The following explanation has been generated automatically by AI and may contain errors.
The code provided is a computational model designed to simulate the electrophysiological dynamics of neurons within the subthalamic nucleus (STN) and the globus pallidus (GP), which are key structures in the basal ganglia of the brain. This model captures the interaction between these brain regions under different stimulation protocols, reflecting conditions relevant to deep brain stimulation (DBS), which is often used for treating conditions like Parkinson’s disease.
### Biological Basis of the Model
#### Subthalamic Nucleus (STN)
- **Neurons**: The model includes ten STN neurons arranged in a ring-like structure, capturing local and non-local electrotonic coupling.
- **Ionic Currents**:
- **Sodium (Na+)** and **Potassium (K+)** currents are modeled using fast and delayed rectifier conductances, providing the basis for action potentials.
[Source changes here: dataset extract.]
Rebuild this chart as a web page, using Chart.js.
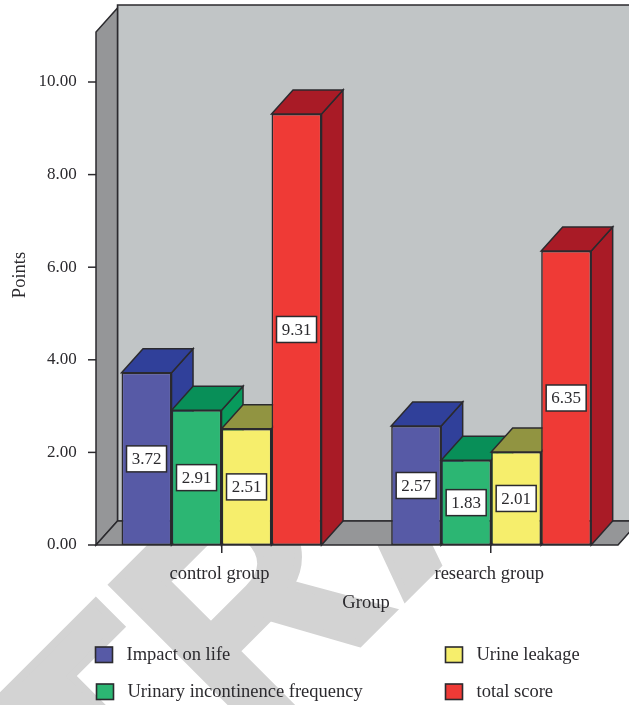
<!DOCTYPE html>
<html>
<head>
<meta charset="utf-8">
<style>
  html, body { margin: 0; padding: 0; background: #fff; }
  #wrap { position: relative; width: 629px; height: 705px; }
</style>
<script src="https://cdn.jsdelivr.net/npm/chart.js@4"></script>
</head>
<body>
<div id="wrap"><canvas id="chartBar"></canvas></div>
<script>
const categories = ['control group', 'research group'];
const seriesNames = ['Impact on life', 'Urinary incontinence frequency', 'Urine leakage', 'total score'];
const impactOnLife = [3.72, 2.57];
const urinaryFrequency = [2.91, 1.83];
const urineLeakage = [2.51, 2.01];
const totalScore = [9.31, 6.35];

const frontColors = ['#575aa6', '#2cb673', '#f6ee6c', '#ef3a36'];
const topColors = ['#30409a', '#088f58', '#919441', '#a91b26'];
const sideColors = ['#30409a', '#089a5c', '#919441', '#a91b26'];

const FONT = '"Liberation Serif", serif';
const INK = '#2b2a2e';
const DX = 21.5, DY = 24;

Chart.defaults.font.family = FONT;
Chart.defaults.animation = false;

const poly = (ctx, pts, fill) => {
    ctx.beginPath();
    pts.forEach((p, i) => i ? ctx.lineTo(p[0], p[1]) : ctx.moveTo(p[0], p[1]));
    ctx.closePath();
    ctx.fillStyle = fill;
    ctx.fill();
    ctx.stroke();
};

const watermark = {
    id: 'watermark',
    beforeDraw(chart) {
        const ctx = chart.ctx;
        ctx.save();
        ctx.translate(115.3, 887.2);
        ctx.rotate(-Math.PI / 4);
        ctx.fillStyle = '#d3d3d3';
        ctx.strokeStyle = '#d3d3d3';
        ctx.lineWidth = 8;
        ctx.lineJoin = 'miter';
        ctx.font = 'bold 313px "Liberation Sans", sans-serif';
        // letters set one by one, R is narrower in the original lettering
        [['T', 0, 1], ['R', 193, 0.9], ['A', 403, 1]].forEach(([letter, offset, squeeze]) => {
            ctx.save();
            ctx.translate(offset, 0);
            ctx.scale(squeeze, 1);
            ctx.fillText(letter, 0, 0);
            ctx.strokeText(letter, 0, 0);
            ctx.restore();
        });
        ctx.restore();
    }
};

const box3d = {
    id: 'box3d',
    beforeDatasetsDraw(chart) {
        const ctx = chart.ctx, y = chart.scales.y;
        const y0 = y.getPixelForValue(0), yTop = y.top;
        const xl = 96, xr = 618;
        ctx.save();
        ctx.strokeStyle = INK;
        ctx.lineWidth = 1.5;
        poly(ctx, [[xl + DX, 5], [660, 5], [660, y0 - DY], [xl + DX, y0 - DY]], '#c1c5c6');
        poly(ctx, [[xl, y0], [xl, yTop], [xl + DX, yTop - DY], [xl + DX, y0 - DY]], '#959698');
        poly(ctx, [[xl, y0], [xr, y0], [xr + DX, y0 - DY], [xl + DX, y0 - DY]], '#959698');
        // y ticks
        y.ticks.forEach(t => {
            const py = y.getPixelForValue(t.value);
            ctx.beginPath();
            ctx.moveTo(88, py);
            ctx.lineTo(xl, py);
            ctx.stroke();
        });
        ctx.restore();
    },
    // the library paints the last dataset first, the boxes have to go left to right
    beforeDatasetDraw() {
        return false;
    },
    afterDatasetsDraw(chart) {
        const ctx = chart.ctx;
        chart.data.datasets.forEach((ds, i) => {
            const meta = chart.getDatasetMeta(i);
            ctx.save();
            ctx.strokeStyle = INK;
            ctx.lineWidth = 1.5;
            meta.data.forEach(bar => {
                const l = bar.x - bar.width / 2, r = bar.x + bar.width / 2;
                poly(ctx, [[r, bar.y], [r, bar.base], [r + DX, bar.base - DY], [r + DX, bar.y - DY]], sideColors[i]);
                poly(ctx, [[l, bar.y], [r, bar.y], [r + DX, bar.y - DY], [l + DX, bar.y - DY]], topColors[i]);
            });
            ctx.restore();
            meta.controller.draw();
        });
        // value boxes
        ctx.save();
        ctx.font = '17px ' + FONT;
        ctx.textAlign = 'center';
        ctx.textBaseline = 'middle';
        chart.data.datasets.forEach((ds, i) => {
            chart.getDatasetMeta(i).data.forEach((bar, j) => {
                const cy = (bar.y + bar.base) / 2;
                ctx.fillStyle = '#fff';
                ctx.strokeStyle = INK;
                ctx.lineWidth = 1.5;
                ctx.fillRect(bar.x - 20, cy - 13, 40, 26);
                ctx.strokeRect(bar.x - 20, cy - 13, 40, 26);
                ctx.fillStyle = INK;
                ctx.fillText(ds.data[j].toFixed(2), bar.x, cy + 1);
            });
        });
        ctx.restore();
    },
    afterDraw(chart) {
        const ctx = chart.ctx;
        ctx.save();
        ctx.fillStyle = INK;
        ctx.font = '18.5px ' + FONT;
        ctx.textBaseline = 'middle';
        ctx.textAlign = 'center';
        ctx.fillText('Group', 366, 603);
        ctx.save();
        ctx.translate(20, 275);
        ctx.rotate(-Math.PI / 2);
        ctx.fillText('Points', 0, 0);
        ctx.restore();
        // legend
        ctx.textAlign = 'left';
        ctx.textBaseline = 'alphabetic';
        const spots = [[95.5, 647], [96.5, 684], [445.5, 647], [445.5, 684]];
        seriesNames.forEach((name, i) => {
            const s = spots[i];
            ctx.fillStyle = frontColors[i];
            ctx.strokeStyle = INK;
            ctx.lineWidth = 1.6;
            ctx.fillRect(s[0], s[1], 17, 15.5);
            ctx.strokeRect(s[0], s[1], 17, 15.5);
            ctx.fillStyle = INK;
            ctx.fillText(name, s[0] + 31, s[1] + 13);
        });
        ctx.restore();
    }
};

const series = [impactOnLife, urinaryFrequency, urineLeakage, totalScore];

new Chart(document.getElementById('chartBar'), {
    type: 'bar',
    data: {
        labels: categories,
        datasets: series.map((values, i) => ({
            label: seriesNames[i],
            data: values,
            backgroundColor: frontColors[i],
            borderColor: INK,
            borderWidth: 1.6,
            borderSkipped: false,
            categoryPercentage: 0.7417,
            barPercentage: 1
        }))
    },
    options: {
        responsive: true,
        maintainAspectRatio: false,
        layout: { padding: { top: 32, right: 3 } },
        plugins: {
            legend: { display: false },
            tooltip: { enabled: false }
        },
        scales: {
            x: {
                afterFit: scale => { scale.height = 160; },
                border: { display: false },
                grid: { drawOnChartArea: false, offset: false, tickLength: 8, color: INK, lineWidth: 1.5 },
                ticks: { color: INK, font: { size: 18.5 }, padding: 10, maxRotation: 0, labelOffset: -2 }
            },
            y: {
                min: 0,
                max: 11.08,
                afterFit: scale => { scale.width = 86.7; },
                border: { display: false },
                grid: { display: false },
                ticks: {
                    stepSize: 2,
                    includeBounds: false,
                    color: INK,
                    font: { size: 17 },
                    padding: 2,
                    callback: v => v.toFixed(2)
                }
            }
        }
    },
    plugins: [watermark, box3d]
});
</script>
</body>
</html>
- **AHP Currents** (`iahp`): Models after-hyperpolarization currents often associated with neuronal excitability.
- **T-type Calcium Currents** (`it`): Represents low-threshold calcium currents that contribute to rhythmic burst firing, a feature often seen in STN neurons.
- **Gating Variables**:
- Variables like `h`, `n`, and `r` represent the inactivation and activation states of ion channels, influencing the timing and duration of action potentials.
- Equations governing these variables (e.g., `hinf`, `ninf`) are based on sigmoid functions that model the voltage-dependent probability of ions contributing to neuronal firing.
- **Synaptic Currents**:
- The STN neurons receive synaptic inputs that are modeled to reflect excitatory post-synaptic potentials (EPSPs), which are crucial for modulating neuronal activity.
#### Globus Pallidus (GP)
- **Neurons**: Another set of ten neurons is included to represent the GP, which interacts closely with the STN.
- **Currents and Gating Variables**: Similar to the STN neurons, GP neurons also account for sodium, potassium, and calcium currents (`inag`, `ikg`, `icag`), modulated by specific activation and inactivation dynamics (`hg`, `ng`, `rg`).
#### Stimulation Protocol
- **Electrode Stimulation**: The model simulates stimulation protocols applied through electrodes near the 5th and 7th STN neurons. Parameters like `w1` and `w2` define local and non-local spread of stimulation signals, simulating the effects of varying DBS strategies.
- **Delayed Effects**: The model uses delay differential equations to simulate the effects of stimuli over time and how these translate into observable local field potentials (LFPs), particularly relevant for understanding the feedback and oscillatory behavior in the neuronal circuits.
#### Local Field Potentials (LFPs)
- **Measurement**: LFPs (`Lfp5`, `Lfp7`) are computed to represent the extracellular recordings near specific neurons, capturing collective neuronal activity patterns. These LFPs are instrumental in understanding the impact of DBS on neuronal synchronization and information transmission in brain tissue.
### Summary
This model integrates complex biophysical features of ion channels, synaptic transmission, and external electrical stimulation to provide insights into the functioning of the STN and GP, along with their interactions. The inclusion of stimulation protocols simulates DBS effects, offering a framework to study therapeutic interventions for movement disorders and the underlying basal ganglia network activity.